Other things businesses are doing to reduce waste:

- Informal monitoring and giving staff reminders without 'naming and shaming'.

- Getting front line staff to identify ways of reducing waste in manufacturing processes.

- Selling waste products to recycling companies.

- Providing recycling bins that are easy to access.

- Providing individual recycling boxes at desks.

"Wiles Greenworld ranked number 1 for staff engagement in the Sunday Times Best Green Companies 2011 list."

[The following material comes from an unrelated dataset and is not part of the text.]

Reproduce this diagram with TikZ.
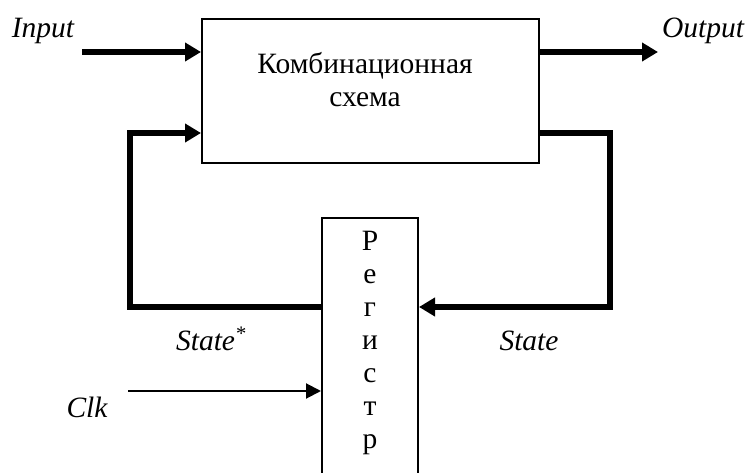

Introducing more sustainable food practices

Low carbon kitchen initiatives at the Hilton Edinburgh Grosvenor

The Executive Chef at the Hilton Edinburgh Grosvenor Hotel has introduced measures to reduce the impact of its catering activities. These include:

- Developing a new menu using local food sourced within approximately one hour's journey to Edinburgh. This required flexibility to add new dishes to corporate set menus

- Raising kitchen staff's awareness of the amount of food waste being produced and encouraging them to reduce waste in food preparation

- Creative reuse of leftovers and scraps from food preparation to produce additional menu items

- Recycling food waste through a specialist company. Between 1 and 1.4 tonnes of food waste are now recycled each month, which previously would have gone to landfill.

Since introducing these measures the hotel has been successful in gaining a silver Green Tourism Business Scheme award.

Other things businesses are doing to reduce emissions relating to food:

- Reconsidering food storage requirements - changing menus and/or ordering processes to reduce refrigerator space needed.